— start of INFORMATION SUPPLIED —
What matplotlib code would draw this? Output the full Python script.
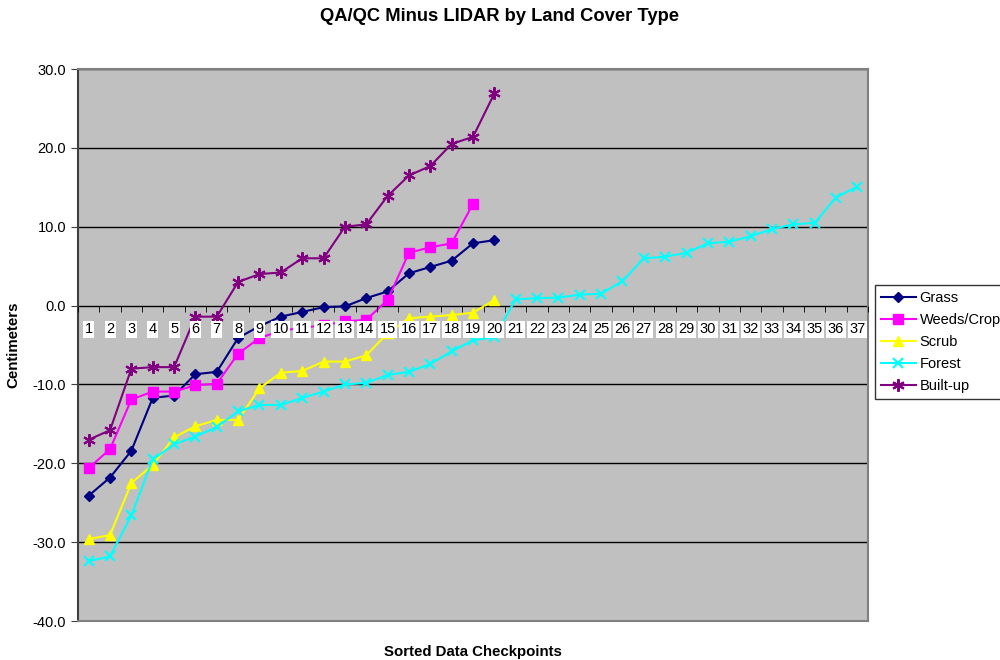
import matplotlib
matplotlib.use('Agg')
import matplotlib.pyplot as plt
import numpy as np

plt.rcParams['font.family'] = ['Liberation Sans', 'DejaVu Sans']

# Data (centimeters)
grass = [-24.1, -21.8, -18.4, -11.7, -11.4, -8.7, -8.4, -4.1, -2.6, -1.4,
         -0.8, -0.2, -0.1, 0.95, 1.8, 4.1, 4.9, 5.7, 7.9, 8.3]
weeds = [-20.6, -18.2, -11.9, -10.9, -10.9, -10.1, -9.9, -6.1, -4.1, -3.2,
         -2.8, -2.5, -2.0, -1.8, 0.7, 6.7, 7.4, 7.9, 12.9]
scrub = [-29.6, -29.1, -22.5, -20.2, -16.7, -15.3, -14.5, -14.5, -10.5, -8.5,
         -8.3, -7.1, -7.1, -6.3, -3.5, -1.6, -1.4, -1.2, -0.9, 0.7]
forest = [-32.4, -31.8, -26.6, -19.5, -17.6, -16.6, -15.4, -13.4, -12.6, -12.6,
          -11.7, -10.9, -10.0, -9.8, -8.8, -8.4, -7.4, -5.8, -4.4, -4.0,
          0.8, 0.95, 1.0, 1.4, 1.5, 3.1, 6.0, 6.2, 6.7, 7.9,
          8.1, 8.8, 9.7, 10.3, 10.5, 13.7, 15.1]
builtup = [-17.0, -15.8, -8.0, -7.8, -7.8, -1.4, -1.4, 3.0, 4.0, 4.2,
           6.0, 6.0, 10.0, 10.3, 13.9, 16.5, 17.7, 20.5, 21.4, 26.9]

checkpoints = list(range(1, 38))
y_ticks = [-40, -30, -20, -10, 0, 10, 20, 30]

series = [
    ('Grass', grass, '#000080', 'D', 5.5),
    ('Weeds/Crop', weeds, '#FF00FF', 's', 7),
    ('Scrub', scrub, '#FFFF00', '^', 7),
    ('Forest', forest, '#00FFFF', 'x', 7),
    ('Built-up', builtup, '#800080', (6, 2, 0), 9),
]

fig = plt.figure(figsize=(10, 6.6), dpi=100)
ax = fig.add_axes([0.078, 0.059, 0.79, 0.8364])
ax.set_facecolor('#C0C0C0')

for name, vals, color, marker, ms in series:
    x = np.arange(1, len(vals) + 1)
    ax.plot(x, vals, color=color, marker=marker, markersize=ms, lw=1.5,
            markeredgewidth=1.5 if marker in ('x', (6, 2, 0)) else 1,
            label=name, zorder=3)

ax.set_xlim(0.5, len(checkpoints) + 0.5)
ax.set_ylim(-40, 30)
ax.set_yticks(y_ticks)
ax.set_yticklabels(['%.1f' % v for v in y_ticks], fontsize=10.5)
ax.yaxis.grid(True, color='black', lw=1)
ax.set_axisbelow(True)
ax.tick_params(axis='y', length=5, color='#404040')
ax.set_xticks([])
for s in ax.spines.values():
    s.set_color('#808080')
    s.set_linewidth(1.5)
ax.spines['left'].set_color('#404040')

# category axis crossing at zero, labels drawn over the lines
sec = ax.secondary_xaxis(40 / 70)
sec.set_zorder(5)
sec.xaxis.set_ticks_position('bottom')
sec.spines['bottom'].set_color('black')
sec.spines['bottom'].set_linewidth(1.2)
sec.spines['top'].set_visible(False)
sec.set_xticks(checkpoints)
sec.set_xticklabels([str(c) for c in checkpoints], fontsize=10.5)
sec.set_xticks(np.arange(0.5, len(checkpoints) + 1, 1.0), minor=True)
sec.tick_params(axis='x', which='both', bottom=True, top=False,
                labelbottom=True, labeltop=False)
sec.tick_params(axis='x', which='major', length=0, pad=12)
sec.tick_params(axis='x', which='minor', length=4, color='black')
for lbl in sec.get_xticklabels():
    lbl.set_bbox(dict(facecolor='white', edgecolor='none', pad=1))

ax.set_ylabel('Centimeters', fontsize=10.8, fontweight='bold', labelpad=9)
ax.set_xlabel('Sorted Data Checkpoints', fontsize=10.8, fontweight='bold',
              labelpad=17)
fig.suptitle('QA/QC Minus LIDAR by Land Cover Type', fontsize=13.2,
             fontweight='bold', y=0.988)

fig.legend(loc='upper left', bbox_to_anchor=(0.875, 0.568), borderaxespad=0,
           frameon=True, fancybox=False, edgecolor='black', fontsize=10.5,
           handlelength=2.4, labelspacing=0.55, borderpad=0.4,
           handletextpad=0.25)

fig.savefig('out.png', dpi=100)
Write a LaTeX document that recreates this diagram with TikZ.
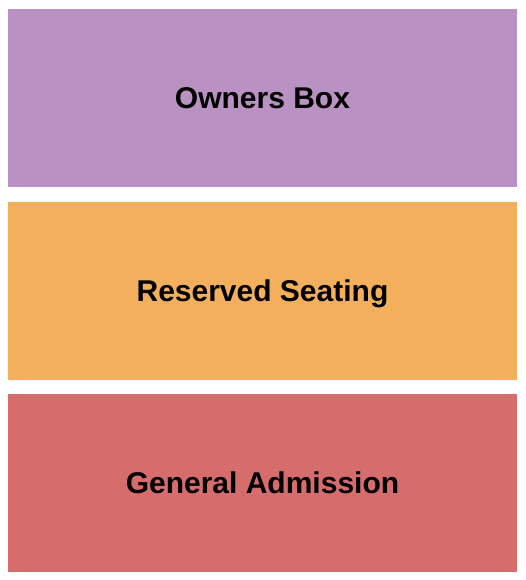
— end of INFORMATION SUPPLIED —
— start of INFORMATION SUPPLIED —
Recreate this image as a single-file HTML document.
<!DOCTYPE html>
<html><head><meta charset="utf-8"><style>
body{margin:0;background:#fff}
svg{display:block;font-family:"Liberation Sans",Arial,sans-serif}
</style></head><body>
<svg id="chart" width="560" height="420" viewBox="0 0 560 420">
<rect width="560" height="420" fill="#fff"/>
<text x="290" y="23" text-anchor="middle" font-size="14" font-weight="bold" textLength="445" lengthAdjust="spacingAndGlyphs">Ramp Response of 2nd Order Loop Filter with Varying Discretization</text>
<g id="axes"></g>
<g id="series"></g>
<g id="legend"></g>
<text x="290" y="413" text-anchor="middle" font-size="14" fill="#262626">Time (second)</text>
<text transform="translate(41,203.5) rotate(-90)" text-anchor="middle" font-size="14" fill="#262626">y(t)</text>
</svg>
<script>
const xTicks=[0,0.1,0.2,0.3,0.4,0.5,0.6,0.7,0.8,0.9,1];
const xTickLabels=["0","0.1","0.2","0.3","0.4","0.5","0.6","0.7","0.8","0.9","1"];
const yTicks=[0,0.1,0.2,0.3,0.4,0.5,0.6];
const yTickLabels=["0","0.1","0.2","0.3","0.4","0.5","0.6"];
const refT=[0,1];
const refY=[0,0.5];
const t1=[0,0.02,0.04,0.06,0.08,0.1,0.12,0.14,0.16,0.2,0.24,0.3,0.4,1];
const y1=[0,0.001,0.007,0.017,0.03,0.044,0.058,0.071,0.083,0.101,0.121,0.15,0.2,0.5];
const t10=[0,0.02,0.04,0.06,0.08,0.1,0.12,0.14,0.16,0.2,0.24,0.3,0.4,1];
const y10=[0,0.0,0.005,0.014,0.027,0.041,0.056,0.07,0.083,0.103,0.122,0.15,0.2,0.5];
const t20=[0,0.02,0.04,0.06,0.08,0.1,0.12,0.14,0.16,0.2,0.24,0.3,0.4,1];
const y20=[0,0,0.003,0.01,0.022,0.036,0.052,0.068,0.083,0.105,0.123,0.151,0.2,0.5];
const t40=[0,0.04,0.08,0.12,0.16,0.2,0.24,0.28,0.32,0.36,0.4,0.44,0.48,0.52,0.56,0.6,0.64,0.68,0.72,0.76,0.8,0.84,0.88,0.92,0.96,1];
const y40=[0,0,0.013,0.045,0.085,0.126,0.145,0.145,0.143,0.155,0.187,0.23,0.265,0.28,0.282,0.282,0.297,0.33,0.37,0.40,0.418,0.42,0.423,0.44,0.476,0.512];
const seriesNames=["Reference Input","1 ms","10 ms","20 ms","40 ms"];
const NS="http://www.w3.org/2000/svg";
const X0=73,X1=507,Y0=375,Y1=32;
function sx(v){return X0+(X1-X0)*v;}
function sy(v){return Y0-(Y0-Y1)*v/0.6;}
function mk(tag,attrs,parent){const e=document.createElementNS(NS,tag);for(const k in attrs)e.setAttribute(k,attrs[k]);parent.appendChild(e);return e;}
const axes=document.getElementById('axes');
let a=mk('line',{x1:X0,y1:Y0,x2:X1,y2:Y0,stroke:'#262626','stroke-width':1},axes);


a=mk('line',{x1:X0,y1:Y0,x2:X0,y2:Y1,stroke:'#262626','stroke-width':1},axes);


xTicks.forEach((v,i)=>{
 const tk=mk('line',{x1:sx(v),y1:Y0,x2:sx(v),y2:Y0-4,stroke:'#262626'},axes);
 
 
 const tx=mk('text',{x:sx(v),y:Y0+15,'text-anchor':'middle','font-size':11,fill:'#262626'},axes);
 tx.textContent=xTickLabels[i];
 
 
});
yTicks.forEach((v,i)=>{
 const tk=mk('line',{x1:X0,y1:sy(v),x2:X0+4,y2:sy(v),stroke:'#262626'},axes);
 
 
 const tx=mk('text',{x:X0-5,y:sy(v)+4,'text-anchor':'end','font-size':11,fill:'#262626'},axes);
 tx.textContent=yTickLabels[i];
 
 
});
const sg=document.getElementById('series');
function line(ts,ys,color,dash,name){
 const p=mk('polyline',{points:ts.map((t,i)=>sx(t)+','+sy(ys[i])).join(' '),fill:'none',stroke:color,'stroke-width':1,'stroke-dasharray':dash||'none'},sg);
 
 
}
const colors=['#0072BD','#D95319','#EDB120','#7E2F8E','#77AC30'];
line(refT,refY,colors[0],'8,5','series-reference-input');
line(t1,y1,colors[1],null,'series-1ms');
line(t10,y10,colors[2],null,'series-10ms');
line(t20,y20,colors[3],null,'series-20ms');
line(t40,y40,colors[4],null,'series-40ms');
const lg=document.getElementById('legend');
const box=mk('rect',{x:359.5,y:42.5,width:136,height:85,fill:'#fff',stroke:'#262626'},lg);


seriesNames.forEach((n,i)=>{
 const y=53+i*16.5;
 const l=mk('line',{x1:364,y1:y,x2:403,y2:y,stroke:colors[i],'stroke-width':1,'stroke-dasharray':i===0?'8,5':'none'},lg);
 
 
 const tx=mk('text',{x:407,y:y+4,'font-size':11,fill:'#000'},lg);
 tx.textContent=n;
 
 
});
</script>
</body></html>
— end of INFORMATION SUPPLIED —
Take the lines above starting at the one containing "What matplotlib code" and ending at the one containing "plt.rcParams['font.family'] = ['Liberation", and print them again exactly, without pictures.

What matplotlib code would draw this? Output the full Python script.
import matplotlib
matplotlib.use('Agg')
import matplotlib.pyplot as plt
import numpy as np

plt.rcParams['font.family'] = ['Liberation Sans', 'DejaVu Sans']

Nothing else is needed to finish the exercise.